W2. There are important related works that are not cited. Please review the following papers and provide citations.

  1. Learning debiased classifier with biased committee, NeurIPS 2022 This paper improves the proposed method by adopting a self-supervised representation as the frozen backbone. Since self-supervised learning is dependent on class labels, it is less affected by the spurious correlations between classes and latent attributes.
  2. Spread spurious attribute: improving worst-group accuracy with spurious attribute estimation, ICLR 2022
  3. SelecMix: Debiased Learning by Contradicting-pair Sampling, NeurIPS 2022
  4. Correct-N-Contrast: A Contrastive Approach for Improving Robustness to Spurious Correlations, ICML 2022
  5. Environment Inference for Invariant Learning, ICML 2021
  6. Unsupervised Learning of Debiased Representations with Pseudo-Attributes, CVPR 2022

W3. The experimental design lacks consistency.

  • Is the proposed algorithm expected to vary based on different settings? Having a unified algorithm might appear more cohesive. If not, it may be preferable to compare the supervised and self-supervised settings using a consistent benchmark. The variability in the experiments conducted for 'supervised learning,' 'linear evaluation,' and 'semi-supervised learning' poses a challenge in determining the superiority of the proposed method. (Could the authors clarify the reason for using different benchmarks for each experiment?)
  • It would be helpful to include the JTT results for CMNIST and CIFAR-10C in Table 1. Presenting these results could potentially allow for the consolidation of Tables 1-a and 1-b into a single table.

W4.Training the encoder through self-supervised learning might potentially require a significant amount of time to reach completion. Additionally, concerns arise regarding the overall increase in training time and resource requirements when separately training both the main encoder and the biased encoder. Could you clarify the expected additional time required compared to Empirical Risk Minimization (ERM)?

W5. Before reviewing the algorithm table in the appendix, understanding how the encoder and linear layer are trained in each setting was quite challenging. To enhance clarity, it would be helpful to provide detailed explanations in the main paper so that these training methods are well understood without referring to the appendix. An example of a question I had before reviewing the appendix:

  • In supervised learning (Table 3), is the main encoder trained with CE loss? This was not explained.
  • Regarding Linear evaluation, it's mentioned that the main encoder, f_\theta^{main}, is frozen. How is f_\theta^{main} trained?
  • A summarized method and sequence for training the biased encoder, main encoder, biased classifier, and main classifier would be beneficial.

W6.The author emphasizes the exclusion of target labels during encoder training, reserving their use solely for the training of the linear classifier. However, incorporating target labels in the linear classifier is deemed essential. According to Kirichenko et al., training only the final layer is adequate for neural network debiasing.

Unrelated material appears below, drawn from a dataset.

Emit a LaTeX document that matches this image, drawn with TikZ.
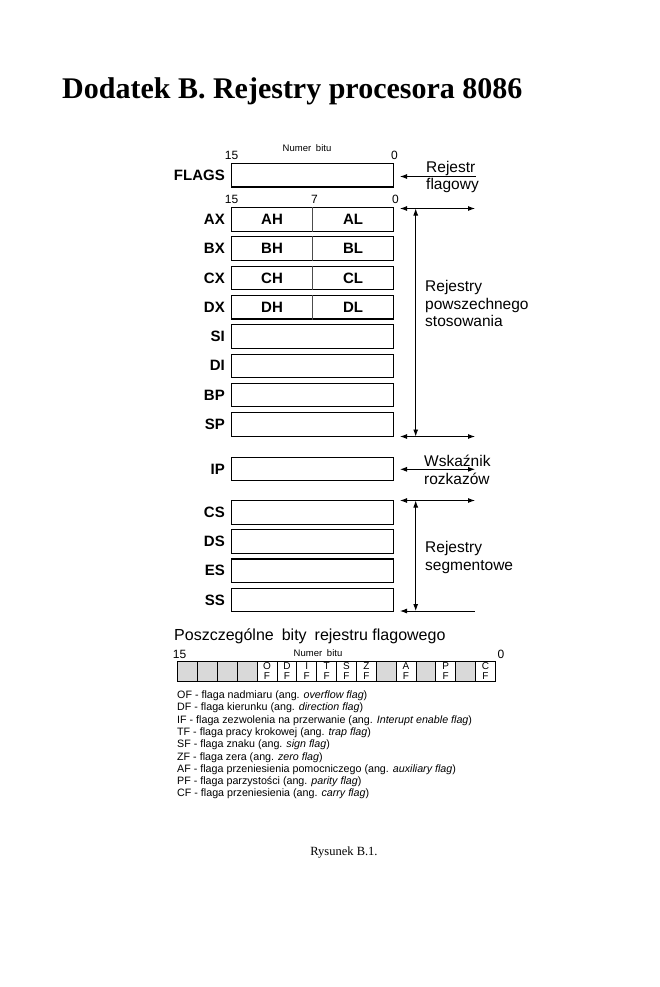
\documentclass[tikz,border=0pt]{standalone}
\usepackage{fontspec}
\setmainfont{Liberation Serif}
\setsansfont{Liberation Sans}
\usetikzlibrary{arrows.meta}
\begin{document}
\begin{tikzpicture}[x=1pt,y=-1pt,
  reg/.style={draw, line width=1.1pt, minimum width=162pt, minimum height=23.5pt, inner sep=0pt, anchor=north west},
  rlab/.style={font=\sffamily\bfseries\fontsize{15}{15}\selectfont, anchor=east, inner sep=0pt},
  half/.style={font=\sffamily\bfseries\fontsize{15}{15}\selectfont, inner sep=0pt},
  divl/.style={line width=0.8pt, black!70},
  num/.style={font=\sffamily\fontsize{12}{12}\selectfont, inner sep=0pt},
  small/.style={font=\sffamily\fontsize{9.5}{9.5}\selectfont, inner sep=0pt},
  side/.style={font=\sffamily\fontsize{15.5}{15.5}\selectfont, anchor=base west, inner sep=0pt},
  arr/.style={line width=0.9pt, {Latex[length=7pt,width=5pt]}-{Latex[length=7pt,width=5pt]}},
  larr/.style={line width=0.9pt, {Latex[length=7pt,width=5pt]}-},
  cell/.style={draw, line width=0.7pt, minimum width=19.86pt, minimum height=20pt, inner sep=0pt, anchor=north west},
  gcell/.style={cell, fill=gray!30},
  flagl/.style={font=\sffamily\fontsize{10}{10}\selectfont, align=center, inner sep=0pt},
  legend/.style={font=\sffamily\fontsize{10.7}{10.7}\selectfont, anchor=base west, inner sep=0pt}
]
\useasboundingbox (0,0) rectangle (660,987);

% title
\node[font=\bfseries\fontsize{30}{30}\selectfont, anchor=base west, inner sep=0pt] (title) at (62,99) {Dodatek B. Rejestry procesora 8086};

% FLAGS
\node[small] (nb1) at (307,148) {Numer\hspace{0.5em}bitu};
\node[num] (f15) at (231.5,155) {15};
\node[num] (f0) at (394.5,155) {0};
\node[reg] (rFLAGS) at (231,163) {};
\node[rlab] (lFLAGS) at ([xshift=-6pt]rFLAGS.west) {FLAGS};
\node[side] (rej1) at (426,172.5) {Rejestr};
\node[side] (flg1) at (426,189.5) {flagowy};
\coordinate (fa1) at (400,176.5);
\coordinate (fa2) at (476,176.5);
\draw[larr] (fa1) -- (fa2);

% bit numbers
\node[num] (g15) at (231.5,199.5) {15};
\node[num] (g7) at (314.5,199.5) {7};
\node[num] (g0) at (395.5,199.5) {0};

% general registers
\node[reg] (rAX) at (231,207) {};
\node[reg] (rBX) at (231,236.3) {};
\node[reg] (rCX) at (231,265.6) {};
\node[reg] (rDX) at (231,294.9) {};
\node[reg] (rSI) at (231,324.2) {};
\node[reg] (rDI) at (231,353.5) {};
\node[reg] (rBP) at (231,382.8) {};
\node[reg] (rSP) at (231,412.1) {};
\node[rlab] (lAX) at ([xshift=-6pt]rAX.west) {AX};
\node[rlab] (lBX) at ([xshift=-6pt]rBX.west) {BX};
\node[rlab] (lCX) at ([xshift=-6pt]rCX.west) {CX};
\node[rlab] (lDX) at ([xshift=-6pt]rDX.west) {DX};
\node[rlab] (lSI) at ([xshift=-6pt]rSI.west) {SI};
\node[rlab] (lDI) at ([xshift=-6pt]rDI.west) {DI};
\node[rlab] (lBP) at ([xshift=-6pt]rBP.west) {BP};
\node[rlab] (lSP) at ([xshift=-6pt]rSP.west) {SP};
\draw[divl] (rAX.north) -- (rAX.south);
\draw[divl] (rBX.north) -- (rBX.south);
\draw[divl] (rCX.north) -- (rCX.south);
\draw[divl] (rDX.north) -- (rDX.south);
\node[half] (hAH) at ([xshift=-40.5pt]rAX.center) {AH};
\node[half] (hAL) at ([xshift=40.5pt]rAX.center) {AL};
\node[half] (hBH) at ([xshift=-40.5pt]rBX.center) {BH};
\node[half] (hBL) at ([xshift=40.5pt]rBX.center) {BL};
\node[half] (hCH) at ([xshift=-40.5pt]rCX.center) {CH};
\node[half] (hCL) at ([xshift=40.5pt]rCX.center) {CL};
\node[half] (hDH) at ([xshift=-40.5pt]rDX.center) {DH};
\node[half] (hDL) at ([xshift=40.5pt]rDX.center) {DL};

\coordinate (gpa) at (400,208.5);
\coordinate (gpb) at (475,208.5);
\coordinate (gpc) at (400,436.5);
\coordinate (gpd) at (475,436.5);
\coordinate (gpt) at (415.7,208.5);
\coordinate (gpu) at (415.7,436.5);
\draw[arr] (gpa) -- (gpb);
\draw[arr] (gpc) -- (gpd);
\draw[arr] (gpt) -- (gpu);
\node[side] (gp1) at (425,291.7) {Rejestry};
\node[side] (gp2) at (425,309.3) {powszechnego};
\node[side] (gp3) at (425,326.8) {stosowania};

% IP
\node[reg] (rIP) at (231,456.8) {};
\node[rlab] (lIP) at ([xshift=-6pt]rIP.west) {IP};
\coordinate (ipa) at (400,469.3);
\coordinate (ipb) at (475,469.3);
\draw[arr] (ipa) -- (ipb);
\node[side] (ip1) at (424,466) {Wskaźnik};
\node[side] (ip2) at (424,484) {rozkazów};

% segment registers
\node[reg] (rCS) at (231,500) {};
\node[reg] (rDS) at (231,529.2) {};
\node[reg] (rES) at (231,558.4) {};
\node[reg] (rSS) at (231,587.6) {};
\node[rlab] (lCS) at ([xshift=-6pt]rCS.west) {CS};
\node[rlab] (lDS) at ([xshift=-6pt]rDS.west) {DS};
\node[rlab] (lES) at ([xshift=-6pt]rES.west) {ES};
\node[rlab] (lSS) at ([xshift=-6pt]rSS.west) {SS};
\coordinate (sga) at (400,500.5);
\coordinate (sgb) at (475,500.5);
\coordinate (sgc) at (400,611);
\coordinate (sgd) at (475,611);
\coordinate (sgt) at (415.7,500.5);
\coordinate (sgu) at (415.7,611);
\draw[arr] (sga) -- (sgb);
\draw[larr] (sgc) -- (sgd);
\draw[arr] (sgt) -- (sgu);
\node[side] (sg1) at (425,552.3) {Rejestry};
\node[side] (sg2) at (425,570) {segmentowe};

% flag bits
\node[font=\sffamily\fontsize{16}{16}\selectfont, anchor=base west, inner sep=0pt] (pb) at (174,640) {Poszczególne\hspace{0.5em}bity\hspace{0.5em}rejestru flagowego};
\node[num] (b15) at (179.5,654) {15};
\node[num] (b0) at (501,654) {0};
\node[small] (nb2) at (318,653.5) {Numer\hspace{0.5em}bitu};
\node[gcell] (c0) at (177.3,660.7) {};
\node[gcell] (c1) at (197.16,660.7) {};
\node[gcell] (c2) at (217.02,660.7) {};
\node[gcell] (c3) at (236.88,660.7) {};
\node[cell] (c4) at (256.74,660.7) {};
\node[cell] (c5) at (276.6,660.7) {};
\node[cell] (c6) at (296.46,660.7) {};
\node[cell] (c7) at (316.32,660.7) {};
\node[cell] (c8) at (336.18,660.7) {};
\node[cell] (c9) at (356.04,660.7) {};
\node[gcell] (c10) at (375.9,660.7) {};
\node[cell] (c11) at (395.76,660.7) {};
\node[gcell] (c12) at (415.62,660.7) {};
\node[cell] (c13) at (435.48,660.7) {};
\node[gcell] (c14) at (455.34,660.7) {};
\node[cell] (c15) at (475.2,660.7) {};
\node[flagl] (t4) at (c4.center) {O\\F};
\node[flagl] (t5) at (c5.center) {D\\F};
\node[flagl] (t6) at (c6.center) {I\\F};
\node[flagl] (t7) at (c7.center) {T\\F};
\node[flagl] (t8) at (c8.center) {S\\F};
\node[flagl] (t9) at (c9.center) {Z\\F};
\node[flagl] (t11) at (c11.center) {A\\F};
\node[flagl] (t13) at (c13.center) {P\\F};
\node[flagl] (t15) at (c15.center) {C\\F};

% legend
\node[legend] (l1) at (177,698.5) {OF - flaga nadmiaru (ang. \textit{overflow flag})};
\node[legend] (l2) at (177,710.8) {DF - flaga kierunku (ang. \textit{direction flag})};
\node[legend] (l3) at (177,723.1) {IF - flaga zezwolenia na przerwanie (ang. \textit{Interupt enable flag})};
\node[legend] (l4) at (177,735.4) {TF - flaga pracy krokowej (ang. \textit{trap flag})};
\node[legend] (l5) at (177,747.7) {SF - flaga znaku (ang. \textit{sign flag})};
\node[legend] (l6) at (177,760) {ZF - flaga zera (ang. \textit{zero flag})};
\node[legend] (l7) at (177,772.3) {AF - flaga przeniesienia pomocniczego (ang. \textit{auxiliary flag})};
\node[legend] (l8) at (177,784.6) {PF - flaga parzystości (ang. \textit{parity flag})};
\node[legend] (l9) at (177,796.9) {CF - flaga przeniesienia (ang. \textit{carry flag})};

% caption
\node[font=\fontsize{12.5}{12.5}\selectfont, anchor=base, inner sep=0pt] (cap) at (344,855) {Rysunek B.1.};
\end{tikzpicture}
\end{document}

  • All methods in Table 4 utilize target labels during training. Whether these labels are used in pretraining becomes less significant if they are employed in training the linear classifier for debiasing. As a result, column Y appears redundant.
  • Could you explain why DeFund exhibits poorer performance than ERM in UTKFace (gender)?

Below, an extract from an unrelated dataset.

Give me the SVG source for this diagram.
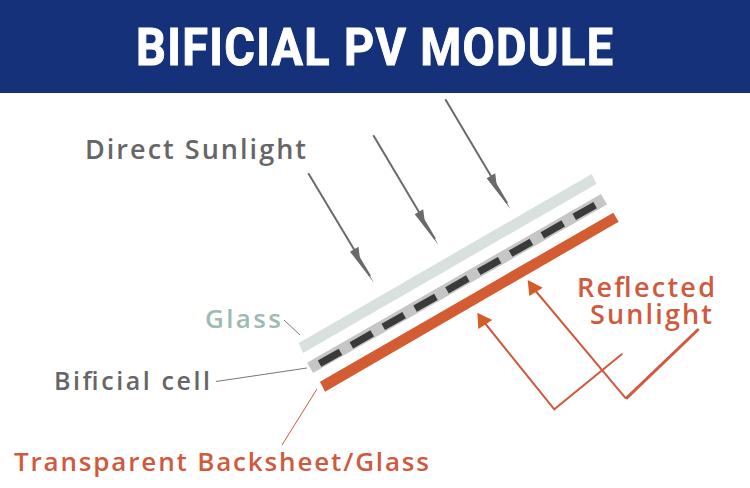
<svg xmlns="http://www.w3.org/2000/svg" width="750" height="488" viewBox="0 0 750 488">
<style>
.lbl{font-family:"Open Sans","Noto Sans","Liberation Sans",sans-serif;font-weight:600}
.gray{fill:#666667}
.red{fill:#cf5a3e}
.rl{fill:none;stroke:#cf5a3e;stroke-width:2}
.gl{fill:none;stroke:#6a6a6a;stroke-width:2}
.lead{fill:none;stroke-width:1}
</style>
<defs>
<polygon id="barb" points="0,0 -24,-31 -15.5,-36 -14,-24" fill="#6a6a6a"/>
<rect id="dash" x="-12" y="-3.6" width="24" height="7.2" fill="#3a3a3a"/>
</defs>
<rect width="750" height="488" fill="#fff"/>
<g id="header">
<rect width="750" height="93" fill="#14317a"/>
<text transform="translate(136,65) scale(.9,1)" x="0" y="0" textLength="530" lengthAdjust="spacing" stroke="#fff" stroke-width="1" style="font-family:'Roboto','Liberation Sans',sans-serif;font-weight:700;font-size:52px" fill="#fff">BIFICIAL PV MODULE</text>
</g>
<g id="glass">
<polygon points="298.7,343 303,353 596.5,184 591.7,174" fill="#d9e1de"/>
<text class="lbl" x="205" y="328" textLength="76" lengthAdjust="spacing" font-size="26" fill="#9dbbb0">Glass</text>
</g>
<g id="bificial-cell">
<polygon points="307.1,362.7 313.1,373.1 607,204.5 601,194.1" fill="#c6c6c6"/>
<g>
<use href="#dash" transform="translate(330,357.7) rotate(-29.5)"/>
<use href="#dash" transform="translate(361.8,339.4) rotate(-29.5)"/>
<use href="#dash" transform="translate(393.7,321) rotate(-29.5)"/>
<use href="#dash" transform="translate(425.5,302.7) rotate(-29.5)"/>
<use href="#dash" transform="translate(457.4,284.4) rotate(-29.5)"/>
<use href="#dash" transform="translate(489.2,266) rotate(-29.5)"/>
<use href="#dash" transform="translate(521,247.7) rotate(-29.5)"/>
<use href="#dash" transform="translate(552.8,229.4) rotate(-29.5)"/>
<use href="#dash" transform="translate(584.7,211) rotate(-29.5)"/>
</g>
<text class="lbl gray" x="54" y="390" textLength="156" lengthAdjust="spacing" font-size="25">Bificial cell</text>
</g>
<g id="backsheet">
<polygon points="320,381.7 325,391.7 618.7,221.7 613.3,212.7" fill="#d45c33"/>
<text class="lbl red" x="14" y="471" textLength="415" lengthAdjust="spacing" font-size="26">Transparent Backsheet/Glass</text>
</g>
<g id="direct-sunlight">
<text class="lbl gray" x="85" y="159" textLength="221" lengthAdjust="spacing" font-size="27">Direct Sunlight</text>
</g>
<g id="reflected-sunlight">
<text class="lbl red" x="577" y="297" textLength="138" lengthAdjust="spacing" font-size="27">Reflected</text>
<text class="lbl red" x="590" y="324" textLength="122" lengthAdjust="spacing" font-size="27">Sunlight</text>
</g>
<g id="connectors">
<path class="gl" d="M308.3,173.3L370,276"/>
<path class="gl" d="M373.3,135.3L435,239"/>
<path class="gl" d="M445.3,99.3L507,203"/>
<use href="#barb" transform="translate(374,282.7)"/>
<use href="#barb" transform="translate(438.7,245.3)"/>
<use href="#barb" transform="translate(510.7,209.3)"/>
<path class="lead" stroke="#777" d="M284,320L300,335"/>
<path class="lead" stroke="#777" d="M216,381.5L307,368"/>
<path class="lead" stroke="#cf5a3e" d="M282,445L317,389"/>
<path class="rl" d="M484,322L554.3,409.3L622.3,353.7"/>
<path class="rl" d="M534,289L626,398.7"/>
<path class="rl" style="stroke-width:3" d="M626,398.7L698.7,329"/>
<polygon points="477.3,312.7 478.3,329 492.3,320" fill="#d45c26"/>
<polygon points="527.7,280 529.3,296 542.7,287.7" fill="#d45c26"/>
</g>
</svg>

W7. In table 2, in row (1), the right color seems to be misdescribed as 'BC'. Is it supposed to be 'BA'?

问题

Suggestions S1. To ensure a fair comparison, it would be beneficial if the experiments in Figure 4 (a), (b), and (c) all used the same input. Evaluating the reconstructed results based on a consistent input and comparing the degree of bias would provide a more appropriate basis for a thorough comparison.

审稿意见
6

This work attempts to solve a classification problem in a biased dataset. To this end, the authors employ a self-supervised framework where they add another loss apart from the SimCLR NT-Xent loss which is referred to as rank regularization. The motivation behind rank regularization seems to be the fact that correlated latent space vectors account for more learning of the bias and hence poor performance on the bias conflicting group of samples. This loss makes the backbone image encoder aware of the bias that is present in the dataset. Once this model is trained, the samples on which this model classifies erroneously are considered to be the bias conflicting samples and are subsequently upweighted to achieve good accuracy on both bias conflicting and bias aligned samples. Evaluations have been done on UTK-Face, CelebA datasets.

优点

  • The paper is very well written and is easy to follow
  • The idea behind rank regularization is very interesting and seems to be very effective
  • The improvements that has been achieved over the compared baselines are also impressive

缺点

  • The main weakness appears to be in the choice of the contrastive learning objective. The backbone has been trained in the same way as in the SimCLR paper, however other constrastive learning techniques have not been explored. The regularization loss seems to be a very general one and hence can be applied to other contrastive learning techniques such as Barlow Twins [1] and BYOL [2]. I would especially encourage the authors to show the effect of this loss on [1] as the regularization loss proposed in this paper seems to be inspired from the redundancy reduction term in [1]. More advanced baselines would help position the manuscript in a much better place

  • The method should be evaluated with more backbone networks. Some results on rank reduction have been provided in the Appendix with a ViT network, but similar results on CelebA and UTKFace would be very interesting and a valuable addition to the manuscript

[1] Zbontar, Jure, et al. "Barlow twins: Self-supervised learning via redundancy reduction." International Conference on Machine Learning. PMLR, 2021. [2] Grill, Jean-Bastien, et al. "Bootstrap your own latent-a new approach to self-supervised learning." Advances in neural information processing systems 33 (2020): 21271-21284.

问题

See the weaknesses section. Apart from the two points mentioned there, the following questions arise:

  • From what I understand the encoders are run with the losses on the datasets that are used in the downstream task. Self-supervision generally benefit from large dataset sizes. Can you please mention the dataset size on which the pre-training task has been done? Are all the datasets combined for this?
  • Can the pre-training and the downstream datasets be different? This might lead to a domain mismatch in my opinion but can be an interesting direction to investigate.